Der Tierarzt sagt selbst, er hatte nur einen kleinen Einblick, und seine Meinung über Harry Klock sei ein Vorurteil. Dennoch sind seine Worte deutlich. Hatte er noch eine Rechnung offen? Ja, sagt der Veterinär, die Klocks hätten ihn seinerzeit nicht bezahlen wollen, aber das habe er nicht mit sich machen lassen. Er sagt, der Streit zwischen den Klocks und den Angeklagten schwelte schon lange, und dass er so übel ausgegangen sei, das beschäftige ihn bis heute. Vor allem Claus Pierre B. wünsche er, dass er mit einem blauen Auge aus der Sache herauskomme.


Nach der Aussage des Tierarztes lief der Prozess in eine andere Richtung. Gegen die Opfer, für die Täter. Ein Gutachter bescheinigte Klaus-Dieter B. einen „besonnenen Charakter", der in den Schüssen auf Sieglinde Klock womöglich nur einen letzten Ausweg sah, um seinen Sohn zu retten. Bei Claus Pierre B. hält der Psychiater eine Schuldunfähigkeit für nicht ausgeschlossen, da er die 17 Stiche gegen Harry Klock in Panik gesetzt haben könnte.

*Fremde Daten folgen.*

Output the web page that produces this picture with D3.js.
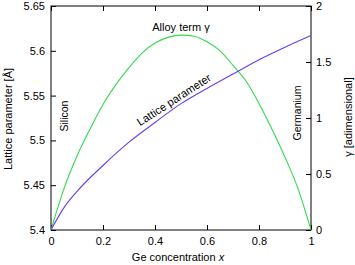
<html>
<script src='https://d3js.org/d3.v7.min.js'></script>
<body style="margin:0;background:#fff">
<div id='vis'></div>
<script>
// Ge concentration samples
let xLattice = [0, 0.05, 0.1, 0.2, 0.3, 0.4, 0.5, 0.6, 0.7, 0.8, 0.9, 1.0];
let lattice = [5.400, 5.425, 5.443, 5.472, 5.498, 5.520, 5.541, 5.558, 5.574, 5.590, 5.604, 5.617];

let xGamma = [0, 0.05, 0.1, 0.15, 0.2, 0.25, 0.3, 0.35, 0.4, 0.45, 0.5, 0.55, 0.6, 0.65, 0.7, 0.75, 0.8, 0.85, 0.9, 0.95, 1.0];
let gamma = [0, 0.37, 0.66, 0.90, 1.12, 1.30, 1.45, 1.58, 1.67, 1.72, 1.74, 1.73, 1.68, 1.60, 1.47, 1.33, 1.13, 0.90, 0.65, 0.37, 0];

let xTicks = [0, 0.2, 0.4, 0.6, 0.8, 1];
let leftTicks = [5.4, 5.45, 5.5, 5.55, 5.6, 5.65];
let rightTicks = [0, 0.5, 1, 1.5, 2];

let W = 355, H = 265;
let m = {left: 51, right: 44, top: 6, bottom: 35};
let font = 'Liberation Sans, Arial, sans-serif';

let svg = d3.select('#vis').append('svg').attr('width', W).attr('height', H)
    .style('font-family', font);

let x = d3.scaleLinear().domain([0, 1]).range([m.left, W - m.right]);
let yL = d3.scaleLinear().domain([5.4, 5.65]).range([H - m.bottom, m.top]);
let yR = d3.scaleLinear().domain([0, 2]).range([H - m.bottom, m.top]);

function styleAxis(g) {
    g.select('.domain').remove();
    g.selectAll('line').attr('stroke', '#000').attr('stroke-width', 1);
    g.selectAll('text').attr('font-size', 11).attr('fill', '#000').style('font-family', font);
}

// ticks point inward
svg.append('g').attr('transform', `translate(0,${H - m.bottom})`)
    .call(d3.axisBottom(x).tickValues(xTicks).tickFormat(d3.format('~g')).tickSizeInner(-5).tickPadding(7))
    .call(styleAxis);
svg.append('g').attr('transform', `translate(0,${m.top})`)
    .call(d3.axisTop(x).tickValues(xTicks).tickSizeInner(-5).tickFormat(''))
    .call(styleAxis);
svg.append('g').attr('transform', `translate(${m.left},0)`)
    .call(d3.axisLeft(yL).tickValues(leftTicks).tickFormat(d3.format('~g')).tickSizeInner(-5).tickPadding(6))
    .call(styleAxis);
svg.append('g').attr('transform', `translate(${W - m.right},0)`)
    .call(d3.axisRight(yR).tickValues(rightTicks).tickFormat(d3.format('~g')).tickSizeInner(-5).tickPadding(5))
    .call(styleAxis);

// frame
svg.append('rect')
    .attr('x', m.left).attr('y', m.top)
    .attr('width', W - m.left - m.right).attr('height', H - m.top - m.bottom)
    .attr('fill', 'none').attr('stroke', '#000').attr('stroke-width', 1);

let lineL = d3.line().x((d, i) => x(xLattice[i])).y(d => yL(d)).curve(d3.curveMonotoneX);
let lineG = d3.line().x((d, i) => x(xGamma[i])).y(d => yR(d)).curve(d3.curveMonotoneX);

svg.append('path').attr('d', lineG(gamma))
    .attr('fill', 'none').attr('stroke', '#33d94d').attr('stroke-width', 1.1);
svg.append('path').attr('d', lineL(lattice))
    .attr('fill', 'none').attr('stroke', '#6a3cf0').attr('stroke-width', 1.1);

// labels
svg.append('text').attr('transform', 'translate(12,119) rotate(-90)')
    .attr('text-anchor', 'middle').attr('font-size', 11).text('Lattice parameter [Å]');
svg.append('text').attr('transform', 'translate(352,117) rotate(-90)')
    .attr('text-anchor', 'middle').attr('font-size', 11).text('γ [adimensional]');
let xl = svg.append('text').attr('x', 178).attr('y', 261)
    .attr('text-anchor', 'middle').attr('font-size', 11);
xl.append('tspan').text('Ge concentration ');
xl.append('tspan').attr('font-style', 'italic').text('x');

svg.append('text').attr('transform', 'translate(68,116) rotate(-90)')
    .attr('text-anchor', 'middle').attr('font-size', 10.5).text('Silicon');
svg.append('text').attr('transform', 'translate(301,113) rotate(-90)')
    .attr('text-anchor', 'middle').attr('font-size', 10.5).text('Germanium');
svg.append('text').attr('x', 181).attr('y', 31)
    .attr('text-anchor', 'middle').attr('font-size', 11).text('Alloy term γ');
svg.append('text').attr('transform', 'translate(176,103) rotate(-33)')
    .attr('text-anchor', 'middle').attr('font-size', 11).text('Lattice parameter');
</script>
</body>
</html>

Eine einzige Ohrenzeugin für die Tat

Ein Polizist sagte, gegen Harry Klock seien 30 Mal Ermittlungen eingeleitet worden. Es wurde geredet, dass die Familie notorische Betrüger gewesen seien. Es hieß, Harry Klock habe Heulieferanten nicht bezahlt, Spielschulden gehabt und auf der Ranch Cannabis angebaut. Die einzige Verurteilung von Harry Klock jedoch, die in den Prozess eingebracht worden ist, stammt aus dem Mai 2008. Damals hat er seine Mutter um Geld betrogen.

Die Klocks sind öffentlich schlecht beleumundet, ob das stimmt, was man über sie sagt, ist nicht ausgemacht. Vieles, was Claus Pierre B. aus der Vorgeschichte mit den Klocks erzählte, wird von Zeugen bestätigt. Es gibt Spuren, die für seine Geschichte sprechen. So sagt beispielsweise die Gerichtsmedizinerin, dass die Stiche an Harry Klock dazupassen. Die Anwälte von Nicole Rondinelli finden, da passt nichts zusammen - jedenfalls nicht mit dem, was die einzige Ohrenzeugin sagt: Andrea S., die Frau, die während der Tat auf dem Nachbargrundstück in der Sonne döste.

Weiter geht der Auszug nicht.